Joint Representation Learning and Clustering via Gradient-Based Manifold Optimization

A team of researchers has introduced a novel machine learning framework that tackles two fundamental problems—dimensionality reduction and clustering—in a single, unified optimization process. The work, titled 'Joint Representation Learning and Clustering via Gradient-Based Manifold Optimization,' proposes that instead of compressing data and then grouping it in separate steps, a model should learn both tasks simultaneously. This is achieved by using Gradient Manifold Optimization to traverse a parameter space, jointly tuning the parameters for a dimension reduction technique (like a linear projection or neural network) and a clustering model (exemplified with a Gaussian Mixture Model). The approach is conceptually similar to performing an unsupervised version of Linear Discriminant Analysis (LDA).

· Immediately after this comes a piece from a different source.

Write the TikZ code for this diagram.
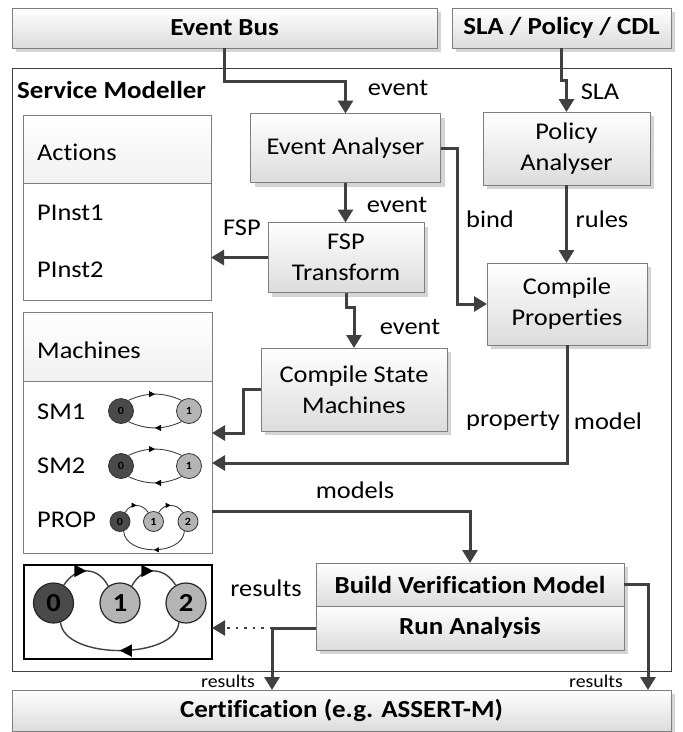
\documentclass[tikz,border=0pt]{standalone}
\usepackage{fontspec}
\setmainfont[FakeStretch=1.1, Ligatures=NoCommon]{Carlito}
\usetikzlibrary{arrows.meta,shadows,decorations.markings}

\definecolor{flowc}{HTML}{404040}
\definecolor{boxline}{HTML}{7F7F7F}
\definecolor{boxbot}{HTML}{DCDCDC}
\definecolor{shadowc}{HTML}{D4D4D4}
\definecolor{stdark}{HTML}{4A4A4A}
\definecolor{stlight}{HTML}{B4B4B4}

\newcommand\fmain{\fontsize{24}{31}\selectfont}
\newcommand\fbold{\fontsize{24.5}{28}\selectfont\bfseries}
\newcommand\fsmall{\fontsize{18}{20}\selectfont}

\begin{document}
\begin{tikzpicture}[x=1pt,y=-1pt,
  box/.style={draw=boxline, line width=1pt, top color=white, bottom color=boxbot,
    inner sep=0pt, outer sep=0pt, align=center, font=\fmain,
    drop shadow={shadow xshift=4pt, shadow yshift=-4pt, fill=shadowc, opacity=1}},
  boldbox/.style={box, font=\fbold},
  header/.style={draw=boxline, line width=1pt, top color=white, bottom color=boxbot!40,
    inner sep=0pt, outer sep=0pt, anchor=north west},
  panel/.style={draw=boxline, line width=1pt, fill=white, inner sep=0pt, outer sep=0pt,
    anchor=north west},
  flow/.style={draw=flowc, line width=3pt, -{Triangle[length=13pt,width=15pt]}},
  lab/.style={font=\fmain, inner sep=0pt},
  smalllab/.style={font=\fsmall, inner sep=0pt},
  itemlab/.style={font=\fmain, inner sep=0pt, anchor=west},
  midarrow/.style={postaction={decorate}, decoration={markings,
    mark=at position 0.5 with {\arrow[black]{Triangle[length=#1,width=#1]}}}},
  arc/.style={draw=flowc, line width=0.9pt},
  bigarc/.style={draw=flowc, line width=1.4pt},
  st/.style={circle, draw=black!80, line width=0.8pt, inner sep=0pt,
    font=\fontsize{11}{11}\selectfont\bfseries},
  bigst/.style={circle, draw=black!85, line width=1.2pt, inner sep=0pt,
    minimum size=40pt, font=\fontsize{26}{26}\selectfont\bfseries},
]
\useasboundingbox (0,0) rectangle (683,732);

% ---- external sources ----
\node[boldbox, minimum width=425, minimum height=40] (bus) at (224.5,28) {Event Bus};
\node[boldbox, minimum width=219, minimum height=40] (sla) at (561.5,28) {SLA / Policy / CDL};

% ---- service modeller frame ----
\node[draw=black!75, line width=1pt, inner sep=0pt, outer sep=0pt, anchor=north west,
      minimum width=659, minimum height=603] (sm) at (12,68) {};
\node[font=\fbold, anchor=west, inner sep=0pt] (smlab) at (17,90) {Service Modeller};

% ---- processing steps ----
\node[box, minimum width=190, minimum height=69] (ea) at (345.5,148) {Event Analyser};
\node[box, minimum width=167, minimum height=73] (pa) at (566.5,148.5) {Policy\\Analyser};
\node[box, minimum width=156, minimum height=70] (fsp) at (346,257.5) {FSP\\Transform};
\node[box, minimum width=160, minimum height=82] (cp) at (567,304) {Compile\\Properties};
\node[box, minimum width=186, minimum height=83] (csm) at (354,389.5) {Compile State\\Machines};
\node[boldbox, minimum width=308, minimum height=43] (bvm) at (470,584.5) {Build Verification Model};
\node[boldbox, minimum width=308, minimum height=44] (ra) at (470,628) {Run Analysis};

% ---- actions panel ----
\node[header, minimum width=188, minimum height=68] (acth) at (23,115) {};
\node[panel, minimum width=188, minimum height=117] (actb) at (23,183) {};
\node[itemlab] (acttitle) at (37,152) {Actions};
\node[itemlab] (pinst1) at (37,213) {PInst1};
\node[itemlab] (pinst2) at (37,270) {PInst2};

% ---- machines panel ----
\node[header, minimum width=189, minimum height=69] (mach) at (23,312) {};
\node[panel, minimum width=189, minimum height=172] (machb) at (23,381) {};
\node[itemlab] (machtitle) at (37,350) {Machines};
\node[itemlab] (sm1lab) at (37,412) {SM1};
\node[itemlab] (sm2lab) at (37,466) {SM2};
\node[itemlab] (proplab) at (37,520) {PROP};

% SM1
\node[st, fill=stdark, minimum size=25pt] (a0) at (121,411) {0};
\node[st, fill=stlight, minimum size=25pt] (a1) at (189,411) {1};
\draw[arc, midarrow=6pt] (a0.55) .. controls (146,392) and (164,392) .. (a1.125);
\draw[arc, midarrow=6pt] (a1.-125) .. controls (164,430) and (146,430) .. (a0.-55);
% SM2
\node[st, fill=stdark, minimum size=25pt] (b0) at (121,466) {0};
\node[st, fill=stlight, minimum size=25pt] (b1) at (189,466) {1};
\draw[arc, midarrow=6pt] (b0.55) .. controls (146,447) and (164,447) .. (b1.125);
\draw[arc, midarrow=6pt] (b1.-125) .. controls (164,485) and (146,485) .. (b0.-55);
% PROP
\node[st, fill=stdark, minimum size=20pt] (c0) at (120,521.5) {0};
\node[st, fill=stlight, minimum size=20pt] (c1) at (153.5,521.5) {1};
\node[st, fill=stlight, minimum size=20pt] (c2) at (188,521.5) {2};
\draw[arc, midarrow=5pt] (c0.60) .. controls (130,503) and (142,503) .. (c1.120);
\draw[arc, midarrow=5pt] (c1.60) .. controls (164,503) and (177,503) .. (c2.120);
\draw[arc, midarrow=5pt] (c2.-110) .. controls (182,556) and (126,556) .. (c0.-70);

% ---- result state machine ----
\node[draw=black, line width=2.5pt, inner sep=0pt, outer sep=0pt, anchor=north west,
      minimum width=188, minimum height=94] (res) at (24,565) {};
\node[bigst, fill=stdark] (r0) at (53.5,603) {0};
\node[bigst, fill=stlight] (r1) at (120,603) {1};
\node[bigst, fill=stlight] (r2) at (186,603) {2};
\draw[bigarc, midarrow=12pt] (r0.60) .. controls (76,566) and (98,566) .. (r1.125);
\draw[bigarc, midarrow=12pt] (r1.55) .. controls (142,566) and (164,566) .. (r2.120);
\draw[bigarc, midarrow=12pt] (r2.-110) .. controls (176,660) and (64,660) .. (r0.-70);

% ---- certification ----
\node[boldbox, minimum width=659, minimum height=41] (cert) at (341.5,710.5) {Certification (e.g. ASSERT-M)};

% ---- connectors ----
\draw[flow] (bus.south) -- ++(0,33.5) -| (ea.north);
\draw[flow] (sla.south) -- ++(0,32) -| (pa.north);
\draw[flow] (ea.south) -- (ea.south |- fsp.north);
\draw[flow] (ea.east) -- ++(17,0) |- (cp.west);
\draw[flow] (pa.south) -- (pa.south |- cp.north);
\draw[flow] (fsp.west) -- (fsp.west -| actb.east);
\draw[flow] (fsp.south) -- ++(0,15) -| (csm.north);
\draw[flow] (csm.west) -- ++(-18,0) |- ([yshift=34pt]machb.east);
\draw[flow] (cp.south) |- ([yshift=4pt]machb.east);
\draw[flow] ([yshift=-44pt]machb.east) -| (bvm.north);
\draw[flow] (bvm.east) -- ++(24,0) coordinate (bvturn) -- (bvturn |- cert.north);
\draw[draw=flowc, line width=3pt] (ra.west) -- ++(-44,0) coordinate (raturn);
\draw[flow] (raturn) -- (raturn |- cert.north);
\draw[draw=flowc, line width=2.5pt, dash pattern=on 2.5pt off 6pt,
      -{Triangle[length=13pt,width=15pt]}] (raturn) -- (raturn -| res.east);

% ---- connector labels ----
\node[lab] (lev1) at (398,88) {event};
\node[lab] (lsla) at (600,92) {SLA};
\node[lab] (lev2) at (397,205) {event};
\node[lab] (lbind) at (490,219) {bind};
\node[lab] (lrules) at (602,219) {rules};
\node[lab] (lfsp) at (242,228) {FSP};
\node[lab] (lev3) at (410,327) {event};
\node[lab] (lprop) at (513,421) {property};
\node[lab] (lmodel) at (608,421) {model};
\node[lab] (lmodels) at (355,490) {models};
\node[lab] (lres) at (266,588) {results};
\node[smalllab] (lres1) at (228,681) {results};
\node[smalllab] (lres2) at (596,681) {results};
\end{tikzpicture}
\end{document}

The researchers validated their framework on simulated data and the classic MNIST benchmark dataset of handwritten digits. Their experimental results indicate that this joint learning strategy leads to better clustering performance compared to applying popular standalone clustering algorithms to already-reduced data. By optimizing the data representation specifically for the clustering objective, the method directly addresses the 'curse of dimensionality,' where high-dimensional data makes traditional clustering ineffective. This represents a significant shift in methodology for unsupervised learning tasks common in computer vision and data analysis.